I just got a copy of Woodward’s book in which he mentions White and seems to suggests that White simply believes that the devices he (Woodward) has built and tested work by the quantum vacuum and not by Mach’s principle as best I can decipher. That would explain why White shows slides of Woodward’s work as evidence that Q thrusters work.
Regardless of whether it works by the quantum vacuum or is a Mach effect, if the data holds up, propellent-less propulsion should be a really big deal.
Bob:
Alas, unless it also includes free energy, it is not as big of a deal as it may seem. A rocket uses its fuel (source of energy) also as propellant (source of momentum), in a sort of “dual-use” arrangement. A “propellant-less” drive would, presumably, still need that same amount of fuel to generate the energy required for acceleration. That includes the rocket-equation, with the dreaded exponential stemming from having to accelerate the fuel along with the payload. Nothing gained, or at least not much.
Of course, doing actual math on these schemes is impossible, since without conservation of momentum nothing else makes sense anymore.
Paul:
I think you are unfairly ignoring the option of ion-drive, here. They are comparably ready technology, with comparable capabilities, and when combined with a nuclear reactor can function independently from the sun, like a beamed sail.
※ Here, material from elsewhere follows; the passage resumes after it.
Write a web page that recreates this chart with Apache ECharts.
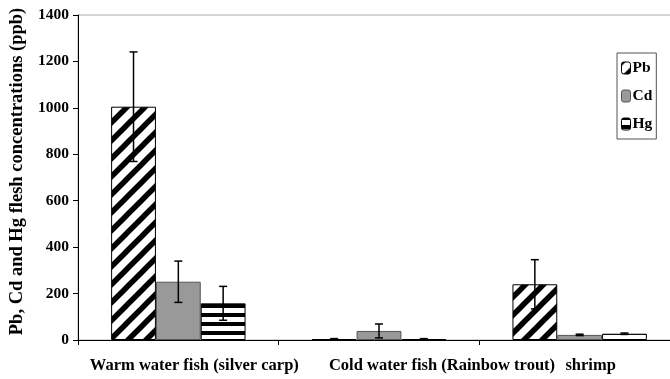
<!DOCTYPE html>
<html>
<head>
<meta charset="utf-8">
<script src="https://cdn.jsdelivr.net/npm/echarts@6/dist/echarts.min.js"></script>
<style>html,body{margin:0;padding:0;background:#fff}#c{width:670px;height:379px}</style>
</head>
<body>
<div id="c"></div>
<script>
var categories = ['Warm water fish (silver carp)', 'Cold water fish (Rainbow trout)', 'shrimp'];
var seriesNames = ['Pb', 'Cd', 'Hg'];
var pbValues = [1005, 4, 240];
var cdValues = [251, 39, 22];
var hgValues = [158, 4, 27];
var pbErrors = [236, 2, 106];
var cdErrors = [89, 30, 3];
var hgErrors = [73, 2, 3];
var yTicks = [0, 200, 400, 600, 800, 1000, 1200, 1400];

var FONT = 'Liberation Serif';

function diagPattern() {
  var s = 18, c = document.createElement('canvas');
  c.width = s; c.height = s;
  var g = c.getContext('2d');
  g.fillStyle = '#fff'; g.fillRect(0, 0, s, s);
  g.strokeStyle = '#000'; g.lineWidth = 5.5;
  for (var k = -1; k <= 1; k++) {
    g.beginPath(); g.moveTo(k * s - s, 2 * s); g.lineTo(k * s + 2 * s, -s); g.stroke();
  }
  return c;
}
function horizPattern() {
  var c = document.createElement('canvas');
  c.width = 4; c.height = 9;
  var g = c.getContext('2d');
  g.fillStyle = '#fff'; g.fillRect(0, 0, 4, 9);
  g.fillStyle = '#000'; g.fillRect(0, 0, 4, 2); g.fillRect(0, 7, 4, 2);
  return c;
}

var values = [pbValues, cdValues, hgValues];
var errors = [pbErrors, cdErrors, hgErrors];
var fills = [
  { image: diagPattern(), repeat: 'repeat' },
  '#999999',
  { image: horizPattern(), repeat: 'repeat' }
];
var borders = ['#000', '#555', '#000'];

var GAP = 0.33;
var series = [];
seriesNames.forEach(function (name, i) {
  series.push({
    name: name,
    type: 'bar',
    data: values[i],
    barGap: '0%',
    barCategoryGap: (GAP * 100) + '%',
    itemStyle: { color: fills[i], borderColor: borders[i], borderWidth: 1 },
    z: 2
  });
});
seriesNames.forEach(function (name, i) {
  series.push({
    type: 'custom',
    name: name + ' error',
    z: 5,
    silent: true,
    data: values[i].map(function (v, j) { return [j, v, errors[i][j]]; }),
    renderItem: function (params, api) {
      var cat = api.value(0), mean = api.value(1), err = api.value(2);
      var band = api.size([1, 0])[0];
      var barW = band * (1 - GAP) / 3;
      var c = api.coord([cat, mean]);
      var x = c[0] + (i - 1) * barW;
      var top = api.coord([cat, mean + err])[1];
      var bot = api.coord([cat, Math.max(0, mean - err)])[1];
      var cap = 4;
      var st = { stroke: '#000', lineWidth: 1.5 };
      return {
        type: 'group',
        children: [
          { type: 'line', shape: { x1: x, y1: top, x2: x, y2: bot }, style: st },
          { type: 'line', shape: { x1: x - cap, y1: top, x2: x + cap, y2: top }, style: st },
          { type: 'line', shape: { x1: x - cap, y1: bot, x2: x + cap, y2: bot }, style: st }
        ]
      };
    }
  });
});

var labelShift = [32, 126, 22];
var chart = echarts.init(document.getElementById('c'), null, { renderer: 'canvas' });
chart.setOption({
  animation: false,
  backgroundColor: '#fff',
  grid: { left: 78, top: 15, right: -10, bottom: 39, outerBoundsMode: 'none', containLabel: false, show: true, borderColor: '#aaa', borderWidth: 1, backgroundColor: 'transparent' },
  legend: {
    data: seriesNames,
    orient: 'vertical',
    left: 617, top: 53,
    borderColor: '#555', borderWidth: 1,
    padding: [7, 4, 7, 4],
    itemGap: 12,
    itemWidth: 9, itemHeight: 12,
    itemStyle: { borderWidth: 1 },
    textStyle: { fontFamily: FONT, fontWeight: 'bold', fontSize: 15.5, color: '#000', padding: [0, 0, 0, -3] }
  },
  xAxis: {
    type: 'category',
    data: categories.map(function (c, i) {
      return { value: c, textStyle: { padding: [0, 0, 0, labelShift[i]] } };
    }),
    axisLine: { lineStyle: { color: '#000', width: 1 } },
    axisTick: { show: true, length: 5, inside: false, lineStyle: { color: '#000' } },
    axisLabel: { interval: 0, margin: 17, fontFamily: FONT, fontWeight: 'bold', fontSize: 16.5, color: '#000' },
    splitLine: { show: false }
  },
  yAxis: {
    type: 'value',
    min: yTicks[0], max: yTicks[yTicks.length - 1], interval: 200,
    name: 'Pb, Cd and Hg flesh concentrations (ppb)',
    nameLocation: 'middle', nameGap: 41,
    nameTextStyle: { fontFamily: FONT, fontWeight: 'bold', fontSize: 18.5, color: '#000', padding: [0, 0, 0, 12] },
    axisLine: { show: true, lineStyle: { color: '#000', width: 1 } },
    axisTick: { show: true, length: 5, lineStyle: { color: '#000' } },
    axisLabel: { margin: 9, fontFamily: FONT, fontWeight: 'bold', fontSize: 15.5, color: '#000', formatter: function (v) { return String(v); } },
    splitLine: { show: false }
  },
  series: series
});
</script>
</body>
</html>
I share your enthusiasm about solar sails for interplanetary transport, but would not count out the nuclear-electric alternative so easily.
Eniac,
I was thinking more of local travel in our solar system where free solar energy abounds. With regards to the Q-thruster and Woodward’s Mach device, I think momentum is conserved. For the Q-thruster, momentum is conserved between the ship and the virtual plasma and in Woodward’s scenario, momentum is conserved with the entire universe through Mach’s principle.